Valentín Almansa representa perfectamente este perfil. Desde su cómodo despacho en la AICA, este funcionario se convirtió en azote de los campos españoles, alcanzando la cumbre del ridículo cuando culpó a los agricultores de no estar las 24 horas del día «chafando el campo». Su lógica, digna de un manual de cómo alienar a un sector entero, ignoraba varios detalles fundamentales: que los agricultores ya trabajan de sol a sol (y a menudo más), que las normativas de su propia administración les atan las manos, y que mientras él cobraba un sueldo fijo, ellos arriesgaban su patrimonio y su salud. Lo más irónico es que este paladín del control exhaustivo nunca se manchó las manos de tierra, pero ahora, con el cambio de aires políticos, probablemente esté buscando algún puesto cómodo en Bruselas o en una patronal agrícola, donde podrá seguir dando lecciones sin pisar un campo.
Fernando Miranda «El Meteoro de la FAO» completa este cuadro de despropósitos. Su trayectoria es el arquetipo del fracaso premiado: como Secretario General de Agricultura dejó una estela de descontento campesino y políticas desconectadas de la realidad; como representante en la FAO batió récords al ser despedido en menos de un año; y ahora, como consejero en Italia, completa el ciclo vital del trepa: fracasar en casa, ser expulsado fuera y recolocarse en otro sitio. Lo más indignante no es su incompetencia, sino el mecanismo de protección automática que activan estos personajes: por cada error cometido aquí, les llueve un puesto mejor en el extranjero.
Estos casos no son excepciones, sino síntomas de un sistema político podrido. La carrera del «rata política» sigue siempre los mismos pasos: llegada con fanfarria y grandes promesas, gestión nefasta desde el despacho, crisis previsible cuando el sector afectado estalla en protestas, huida estratégica justo antes del colapso, y recompensa final gracias al enchufismo que les coloca en un puesto mejor pagado.

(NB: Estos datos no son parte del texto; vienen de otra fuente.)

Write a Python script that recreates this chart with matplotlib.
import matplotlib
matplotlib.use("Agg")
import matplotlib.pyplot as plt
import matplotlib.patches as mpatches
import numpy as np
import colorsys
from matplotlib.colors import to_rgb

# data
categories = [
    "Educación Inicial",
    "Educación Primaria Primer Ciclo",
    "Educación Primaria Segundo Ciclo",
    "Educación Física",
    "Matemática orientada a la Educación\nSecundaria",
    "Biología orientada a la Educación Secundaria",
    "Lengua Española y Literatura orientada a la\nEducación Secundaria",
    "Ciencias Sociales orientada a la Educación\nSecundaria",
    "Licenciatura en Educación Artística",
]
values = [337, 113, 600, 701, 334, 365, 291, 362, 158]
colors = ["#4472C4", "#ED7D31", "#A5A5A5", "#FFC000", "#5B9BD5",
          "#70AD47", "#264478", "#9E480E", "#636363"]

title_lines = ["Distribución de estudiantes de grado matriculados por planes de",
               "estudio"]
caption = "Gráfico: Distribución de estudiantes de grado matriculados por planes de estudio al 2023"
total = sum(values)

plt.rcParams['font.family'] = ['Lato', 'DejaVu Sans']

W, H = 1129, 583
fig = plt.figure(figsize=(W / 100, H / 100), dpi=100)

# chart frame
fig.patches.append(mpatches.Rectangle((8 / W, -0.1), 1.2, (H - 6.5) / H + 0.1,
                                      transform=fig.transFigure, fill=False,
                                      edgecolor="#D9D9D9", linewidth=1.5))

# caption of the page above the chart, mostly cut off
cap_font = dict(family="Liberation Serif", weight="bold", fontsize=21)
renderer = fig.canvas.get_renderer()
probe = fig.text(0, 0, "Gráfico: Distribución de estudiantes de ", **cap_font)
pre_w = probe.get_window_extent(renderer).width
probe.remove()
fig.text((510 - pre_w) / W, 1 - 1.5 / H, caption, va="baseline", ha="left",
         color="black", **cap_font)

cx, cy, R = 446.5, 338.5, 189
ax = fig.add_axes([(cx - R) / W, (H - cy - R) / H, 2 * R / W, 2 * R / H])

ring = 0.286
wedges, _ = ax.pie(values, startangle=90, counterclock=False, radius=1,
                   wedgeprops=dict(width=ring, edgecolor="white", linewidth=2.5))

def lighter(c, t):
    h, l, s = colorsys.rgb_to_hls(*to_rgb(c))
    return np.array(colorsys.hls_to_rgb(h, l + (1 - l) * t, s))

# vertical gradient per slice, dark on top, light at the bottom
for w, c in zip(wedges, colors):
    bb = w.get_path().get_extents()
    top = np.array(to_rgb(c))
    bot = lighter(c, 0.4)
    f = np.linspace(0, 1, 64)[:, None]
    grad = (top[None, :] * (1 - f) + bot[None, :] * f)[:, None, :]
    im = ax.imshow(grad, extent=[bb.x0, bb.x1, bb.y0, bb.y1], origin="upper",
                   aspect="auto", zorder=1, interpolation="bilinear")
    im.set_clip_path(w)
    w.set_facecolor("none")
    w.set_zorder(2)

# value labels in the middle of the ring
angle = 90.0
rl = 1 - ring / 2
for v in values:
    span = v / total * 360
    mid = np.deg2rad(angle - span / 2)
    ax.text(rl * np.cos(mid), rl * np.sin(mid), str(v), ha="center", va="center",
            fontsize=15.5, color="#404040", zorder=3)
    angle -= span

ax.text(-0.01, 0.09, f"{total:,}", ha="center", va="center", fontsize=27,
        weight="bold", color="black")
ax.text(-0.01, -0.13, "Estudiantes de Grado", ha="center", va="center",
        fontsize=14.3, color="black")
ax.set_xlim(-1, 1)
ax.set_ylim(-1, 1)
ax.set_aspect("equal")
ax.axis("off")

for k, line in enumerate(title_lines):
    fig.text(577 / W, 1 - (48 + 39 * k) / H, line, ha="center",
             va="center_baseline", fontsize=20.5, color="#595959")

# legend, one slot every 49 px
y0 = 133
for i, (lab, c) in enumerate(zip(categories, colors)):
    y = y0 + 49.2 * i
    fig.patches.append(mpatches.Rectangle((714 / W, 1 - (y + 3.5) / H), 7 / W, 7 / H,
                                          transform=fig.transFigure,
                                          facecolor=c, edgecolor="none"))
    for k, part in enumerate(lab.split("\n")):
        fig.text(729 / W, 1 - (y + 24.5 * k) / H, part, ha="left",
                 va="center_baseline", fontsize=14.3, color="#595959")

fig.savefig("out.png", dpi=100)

Mientras esta fauna política juega al musical de las sillas, los verdaderos capitanes son otros: los agricultores que sacan cosechas adelante pese a la burocracia, los ganaderos que resisten importaciones desleales, los pescadores que cumplen normativas absurdas mientras ven sus caladeros esquilmados. Estos sí que no pueden huir. Estos se juegan el pan de cada día, no un simple cambio de destino laboral.
El problema de fondo no son Almansa, Miranda o cualquier otro nombre que podamos poner. El problema es el sistema corrompido que premia el fracaso, que protege a los incompetentes y que castiga a los que de verdad producen riqueza. Mientras no cortemos el cordón umbilical entre la política y las puertas giratorias, seguiremos viendo este espectáculo bochornoso: los mismos que hunden un sector, premiados con nuevos cargos; los mismos que deberían rendir cuentas, escapando hacia delante.
El enchufismo en política es la degradación de la profesionalidad, manejado por títeres políticos que solo buscan su medro personal.
La pregunta que queda en el aire es: ¿Cuántos naufragios más necesitamos para aprender la lección?